Background: Whether the previously reported underutilization of standard-of-care medications in the management of patients with acute myocardial infarction (AMI) persists in more recent years or differs by ward of admission has not been reported.
Methods: We performed a retrospective cross-sectional study of patients hospitalized with a discharge diagnosis of incident AMI to a Department of Defense hospital (Walter Reed Army Medical Center, Washington, DC) from 2001 through 2004. Use of beta-blockers and aspirin at the time of discharge after AMI was assessed according to Modification of Diet in Renal Disease (MDRD) estimated glomerular filtration rate (eGFR) in milliliters per minute per 1.73 m2, stratified by admission to the coronary care unit (CCU) versus other wards. Adjusted odds ratios for discharge beta-blocker and aspirin therapy were calculated by using logistic regression.

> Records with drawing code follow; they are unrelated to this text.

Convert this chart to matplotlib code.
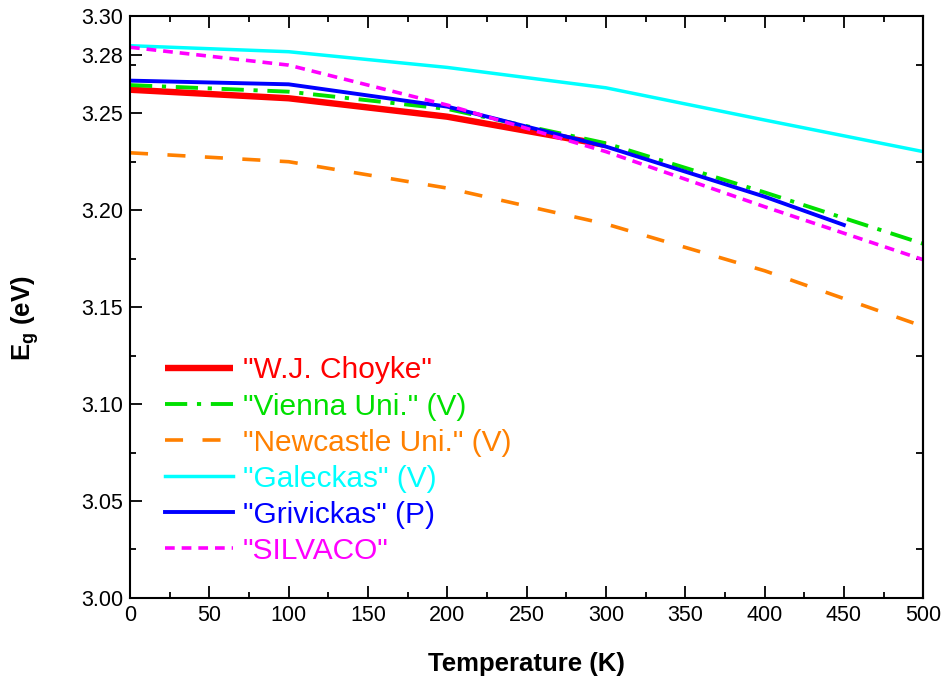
import matplotlib
matplotlib.use('Agg')
import matplotlib.pyplot as plt
import numpy as np

plt.rcParams['font.family'] = ['Liberation Sans', 'DejaVu Sans']
plt.rcParams['mathtext.fontset'] = 'custom'
plt.rcParams['mathtext.rm'] = 'Liberation Sans'
plt.rcParams['mathtext.bf'] = 'Liberation Sans:bold'
plt.rcParams['lines.scale_dashes'] = False

# Temperatur (K) und Bandlücke (eV)
T = [0, 100, 200, 300, 400, 500]
T_choyke = [0, 100, 200, 300]
T_grivickas = [0, 100, 200, 300, 400, 450]

eg_choyke = [3.2620, 3.2576, 3.2481, 3.2335]
eg_vienna = [3.2644, 3.2610, 3.2521, 3.2344, 3.2091, 3.1826]
eg_newcastle = [3.2295, 3.2249, 3.2113, 3.1928, 3.1687, 3.1400]
eg_galeckas = [3.2847, 3.2816, 3.2735, 3.2630, 3.2464, 3.2301]
eg_grivickas = [3.2667, 3.2648, 3.2533, 3.2327, 3.2069, 3.1923]
eg_silvaco = [3.2839, 3.2747, 3.2541, 3.2301, 3.2017, 3.1744]

labels = ['"W.J. Choyke"', '"Vienna Uni." (V)', '"Newcastle Uni." (V)',
          '"Galeckas" (V)', '"Grivickas" (P)', '"SILVACO"']
colors = ['#FF0000', '#00E000', '#FF8000', '#00FFFF', '#0000FF', '#FF00FF']

yticks = [3.00, 3.05, 3.10, 3.15, 3.20, 3.25, 3.28, 3.30]
yminor = [3.025, 3.075, 3.125, 3.175, 3.225, 3.275]

fig = plt.figure(figsize=(9.42, 6.79), dpi=100)
ax = fig.add_axes([0.138, 0.1193, 0.842, 0.8571])

ax.plot(T_choyke, eg_choyke, color=colors[0], lw=4.6, solid_capstyle='butt',
        label=labels[0])
ax.plot(T, eg_vienna, color=colors[1], lw=2.8, dashes=(16, 7, 3, 7),
        label=labels[1])
ax.plot(T, eg_newcastle, color=colors[2], lw=2.6, dashes=(13, 14),
        label=labels[2])
ax.plot(T, eg_galeckas, color=colors[3], lw=2.5, label=labels[3])
ax.plot(T_grivickas, eg_grivickas, color=colors[4], lw=2.8, label=labels[4])
ax.plot(T, eg_silvaco, color=colors[5], lw=2.6, dashes=(7, 5),
        label=labels[5])

ax.set_xlim(0, 500)
ax.set_ylim(3.00, 3.30)
ax.set_xticks(np.arange(0, 501, 50))
ax.set_xticks(np.arange(25, 500, 50), minor=True)
ax.set_yticks(yticks)
ax.set_yticklabels(['%.2f' % v for v in yticks])
ax.set_yticks(yminor, minor=True)

ax.tick_params(which='both', direction='in', top=True, right=False,
               width=1.3, labelsize=15.5)
ax.tick_params(which='major', length=8.5, pad=5)
ax.tick_params(which='minor', length=4.5)
for s in ax.spines.values():
    s.set_linewidth(1.5)

# rechte Achse: nur Zwischenmarken
sec = ax.secondary_yaxis('right')
sec.set_yticks(yminor)
sec.set_yticklabels([])
sec.tick_params(direction='in', length=5, width=1.3)
sec.spines['right'].set_linewidth(1.5)

ax.set_xlabel('Temperature (K)', fontsize=18.5, fontweight='bold')
ax.set_ylabel(r'E$_\mathbf{g}$ (eV)', fontsize=18.5, fontweight='bold')
ax.xaxis.set_label_coords(0.5, -0.093)
ax.yaxis.set_label_coords(-0.112, 0.481)

leg = ax.legend(loc='upper left', bbox_to_anchor=(0.044, 0.415), frameon=False,
                fontsize=21.5, handlelength=2.27, handletextpad=0.33,
                labelspacing=0.27, borderpad=0, borderaxespad=0)
for txt, c in zip(leg.get_texts(), colors):
    txt.set_color(c)

fig.savefig('out.png', dpi=100)
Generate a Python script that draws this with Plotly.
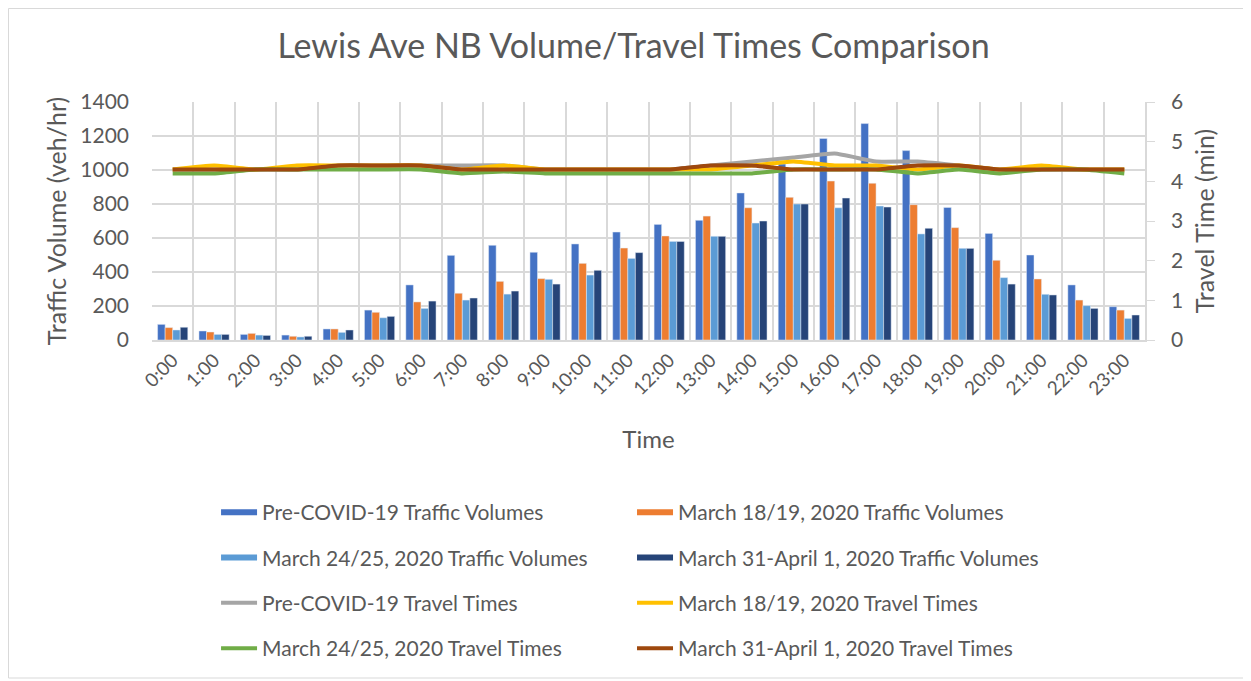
import plotly.graph_objects as go

hours = ["%d:00" % h for h in range(24)]

# traffic volumes (veh/hr)
vol_pre = [92, 53, 33, 29, 65, 176, 324, 498, 557, 516, 565, 635, 680, 704, 865, 1035, 1186, 1273, 1114, 780, 627, 500, 324, 196]
vol_mar18 = [73, 47, 39, 22, 65, 163, 224, 275, 345, 361, 451, 541, 612, 729, 778, 839, 935, 922, 796, 661, 469, 359, 235, 176]
vol_mar24 = [59, 33, 29, 18, 45, 131, 186, 235, 270, 357, 382, 480, 580, 610, 688, 800, 778, 788, 624, 539, 367, 269, 202, 127]
vol_mar31 = [75, 33, 27, 22, 59, 139, 229, 247, 288, 329, 410, 514, 580, 610, 700, 800, 835, 782, 657, 539, 329, 265, 186, 147]

# travel times (min)
tt_pre = [4.3, 4.3, 4.3, 4.3, 4.4, 4.4, 4.4, 4.4, 4.4, 4.3, 4.3, 4.3, 4.3, 4.4, 4.5, 4.6, 4.7, 4.5, 4.5, 4.4, 4.3, 4.3, 4.3, 4.3]
tt_mar18 = [4.3, 4.4, 4.3, 4.4, 4.4, 4.4, 4.4, 4.3, 4.4, 4.3, 4.3, 4.3, 4.3, 4.3, 4.4, 4.5, 4.4, 4.4, 4.3, 4.4, 4.3, 4.4, 4.3, 4.3]
tt_mar24 = [4.2, 4.2, 4.3, 4.3, 4.3, 4.3, 4.3, 4.2, 4.25, 4.2, 4.2, 4.2, 4.2, 4.2, 4.2, 4.3, 4.3, 4.3, 4.2, 4.3, 4.2, 4.3, 4.3, 4.2]
tt_mar31 = [4.3, 4.3, 4.3, 4.3, 4.4, 4.4, 4.4, 4.3, 4.3, 4.3, 4.3, 4.3, 4.3, 4.4, 4.4, 4.3, 4.3, 4.3, 4.4, 4.4, 4.3, 4.3, 4.3, 4.3]

FONT = "Lato"
GREY = "#595959"

fig = go.Figure()

bars = [
    ("Pre-COVID-19 Traffic Volumes", vol_pre, "#4472C4", "legend"),
    ("March 18/19, 2020 Traffic Volumes", vol_mar18, "#ED7D31", "legend2"),
    ("March 24/25, 2020 Traffic Volumes", vol_mar24, "#5B9BD5", "legend"),
    ("March 31-April 1, 2020 Traffic Volumes", vol_mar31, "#264478", "legend2"),
]
for i, (name, vals, col, lg) in enumerate(bars):
    fig.add_trace(go.Bar(x=hours, y=vals, name=name, marker_color=col,
                         showlegend=False, legendgroup="b%d" % i))
    # legend-only entry so the key is a wide filled block like Excel's
    fig.add_trace(go.Scatter(x=[None], y=[None], name=name, mode="none", fill="toself",
                             fillcolor=col, legend=lg, legendgroup="b%d" % i))

lines = [
    ("Pre-COVID-19 Travel Times", tt_pre, "#A5A5A5", "legend"),
    ("March 18/19, 2020 Travel Times", tt_mar18, "#FFC000", "legend2"),
    ("March 24/25, 2020 Travel Times", tt_mar24, "#70AD47", "legend"),
    ("March 31-April 1, 2020 Travel Times", tt_mar31, "#9E480E", "legend2"),
]
for i, (name, vals, col, lg) in enumerate(lines):
    fig.add_trace(go.Scatter(x=hours, y=vals, name=name, mode="lines", yaxis="y2",
                             line=dict(color=col, width=4, shape="spline", smoothing=0.4),
                             legend=lg, legendgroup="l%d" % i))

leg = dict(font=dict(family=FONT, size=21, color=GREY), traceorder="grouped",
           tracegroupgap=15, yanchor="top", bgcolor="rgba(0,0,0,0)", itemwidth=36)

# plot area (figure px): left 144, top 94, width 993, height 238
fig.update_layout(
    width=1251, height=681,
    margin=dict(l=144, r=114, t=94, b=349),
    paper_bgcolor="white", plot_bgcolor="white",
    font=dict(family=FONT, color=GREY),
    title=dict(text="Lewis Ave NB Volume/Travel Times Comparison", x=0.5, xanchor="center",
               y=0.944, yanchor="middle", font=dict(family=FONT, size=34, color=GREY)),
    barmode="group", bargap=0.27, bargroupgap=0,
    xaxis=dict(tickson="boundaries", showgrid=True, gridcolor="#D9D9D9", gridwidth=1.5,
               tickangle=-45, tickfont=dict(size=19, color=GREY), ticks="",
               showline=True, linecolor="#D9D9D9", linewidth=1.5,
               title=dict(text="Time", font=dict(size=24, color=GREY), standoff=33)),
    yaxis=dict(range=[0, 1400], dtick=200, showgrid=True, gridcolor="#D9D9D9", gridwidth=1.5,
               tickfont=dict(size=21, color=GREY), zeroline=False, ticklabelstandoff=22,
               title=dict(text="Traffic Volume (veh/hr)", font=dict(size=25, color=GREY), standoff=6)),
    yaxis2=dict(range=[0, 6], dtick=1, overlaying="y", side="right", showgrid=False, zeroline=False,
                showline=True, linecolor="#D9D9D9", linewidth=1.5, ticks="outside", ticklen=8,
                tickcolor="#D9D9D9", tickfont=dict(size=21, color=GREY), ticklabelstandoff=12,
                title=dict(text="Travel Time (min)", font=dict(size=25, color=GREY), standoff=14)),
    legend=dict(leg, x=0.0645, y=-0.639),
    legend2=dict(leg, x=0.4834, y=-0.639),
    shapes=[dict(type="rect", xref="paper", yref="paper",
                 x0=-143.5 / 993, x1=1096 / 993, y0=-338 / 238, y1=331.5 / 238,
                 line=dict(color="#D9D9D9", width=1), layer="below")],
)

fig.write_html("out.html")
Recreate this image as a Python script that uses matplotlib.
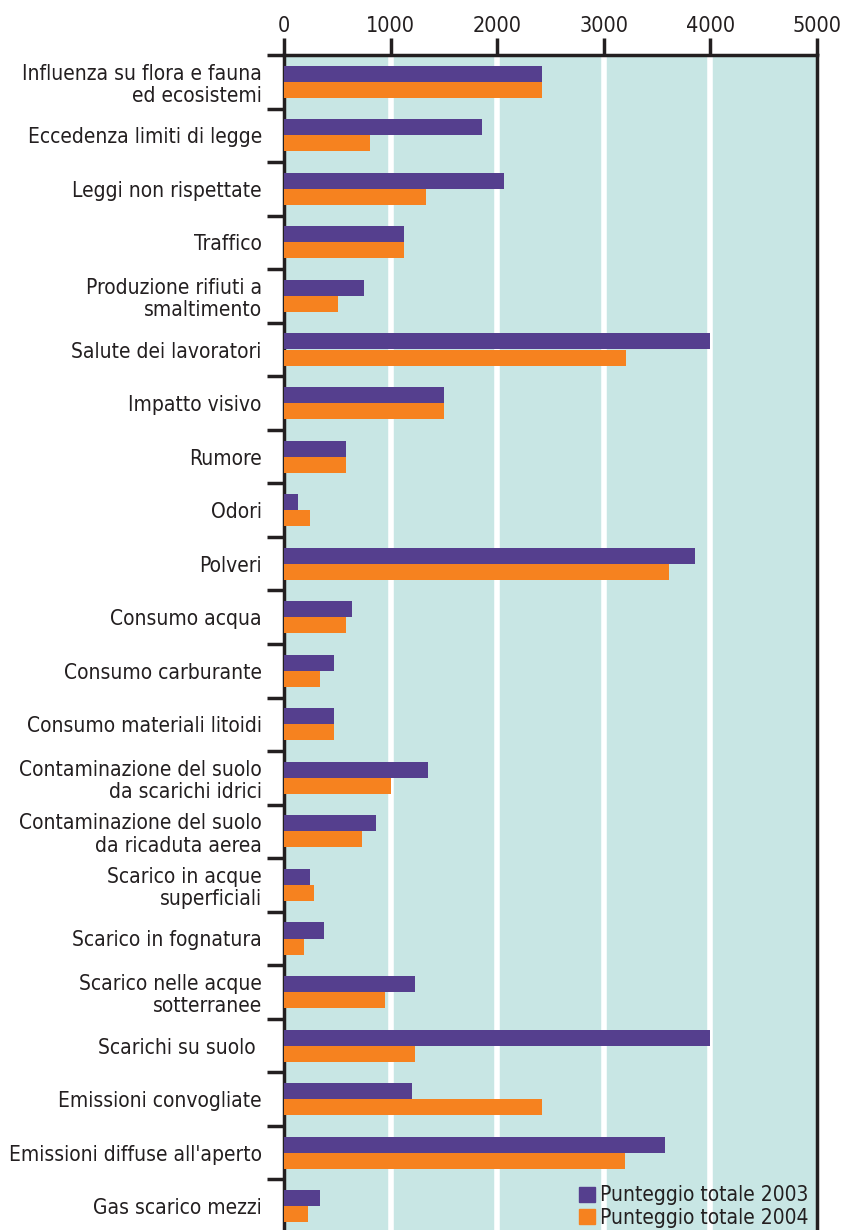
import numpy as np
import matplotlib.pyplot as plt
from matplotlib.patches import Patch

plt.rcParams['font.family'] = ['DejaVu Sans']
plt.rcParams['font.stretch'] = 'condensed'

categories = [
    "Influenza su flora e fauna\ned ecosistemi",
    "Eccedenza limiti di legge",
    "Leggi non rispettate",
    "Traffico",
    "Produzione rifiuti a\nsmaltimento",
    "Salute dei lavoratori",
    "Impatto visivo",
    "Rumore",
    "Odori",
    "Polveri",
    "Consumo acqua",
    "Consumo carburante",
    "Consumo materiali litoidi",
    "Contaminazione del suolo\nda scarichi idrici",
    "Contaminazione del suolo\nda ricaduta aerea",
    "Scarico in acque\nsuperficiali",
    "Scarico in fognatura",
    "Scarico nelle acque\nsotterranee",
    "Scarichi su suolo ",
    "Emissioni convogliate",
    "Emissioni diffuse all'aperto",
    "Gas scarico mezzi",
]
score_2003 = [2420, 1855, 2060, 1130, 755, 4000, 1505, 585, 135, 3860,
              640, 470, 470, 1355, 865, 245, 375, 1225, 4000, 1205, 3570, 340]
score_2004 = [2420, 810, 1335, 1130, 510, 3210, 1505, 585, 245, 3615,
              585, 340, 470, 1000, 735, 280, 190, 945, 1225, 2420, 3195, 225]
xticks = [0, 1000, 2000, 3000, 4000, 5000]

purple = "#553f8e"
orange = "#f6821f"
dark = "#231f20"

fig = plt.figure(figsize=(8.41, 12.3), dpi=100)
ax = fig.add_axes([284 / 841, -3 / 1230, 533 / 841, 1178 / 1230])
ax.set_facecolor("#c8e6e4")

n = len(categories)
pos = np.arange(n) + 0.5
ax.barh(pos - 0.15, score_2003, height=0.3, color=purple, zorder=3)
ax.barh(pos + 0.15, score_2004, height=0.3, color=orange, zorder=3)

ax.set_xlim(0, 5000)
ax.set_ylim(n, 0)

# white vertical grid
for x in xticks[1:-1]:
    ax.axvline(x, color="white", lw=4, zorder=1)

ax.xaxis.tick_top()
ax.set_xticks(xticks)
ax.set_xticklabels([str(x) for x in xticks], fontsize=15.5, color=dark)
ax.tick_params(axis="x", direction="out", length=12, width=2.5, color=dark, pad=2)

ax.set_yticks(np.arange(n + 1))
ax.set_yticklabels([])
ax.set_yticks(pos, minor=True)
ax.set_yticklabels(categories, minor=True, fontsize=15, color=dark, linespacing=1.15)
ax.tick_params(axis="y", which="major", direction="out", length=12, width=2.5, color=dark)
ax.tick_params(axis="y", which="minor", length=0, pad=16)

for side in ["top", "left", "right"]:
    ax.spines[side].set_linewidth(2.5)
    ax.spines[side].set_color(dark)
ax.spines["bottom"].set_visible(False)

handles = [Patch(color=purple), Patch(color=orange)]
ax.legend(handles, ["Punteggio totale 2003", "Punteggio totale 2004"],
          loc="lower right", bbox_to_anchor=(1.008, -0.006), frameon=False,
          fontsize=15, handlelength=0.75, handleheight=0.75, handletextpad=0.25,
          labelspacing=0.1, borderpad=0.1, labelcolor=dark)

fig.savefig("out.png", dpi=100)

Results: Among 431 patients, overall discharge use of beta-blockers was 86.8%, and aspirin, 86.8%, both significantly greater after CCU admission than admission to other wards (93%, aspirin use; 91.7%, beta-blocker use; P < 0.001 and P < 0.001). In logistic regression, CCU admission was the only independent factor associated with either beta-blocker or aspirin use; MDRD eGFR was not associated significantly with beta-blocker and aspirin use regardless of admission to the CCU or non-CCU.
Conclusion: Future studies of disparities in use of standard-of-care medications after AMI according to renal function should account for the primary site of admission, particularly CCU versus others. In addition, legitimate contraindications to the use of beta-blockers and aspirin may be subtle, including appropriate end-of-life decisions.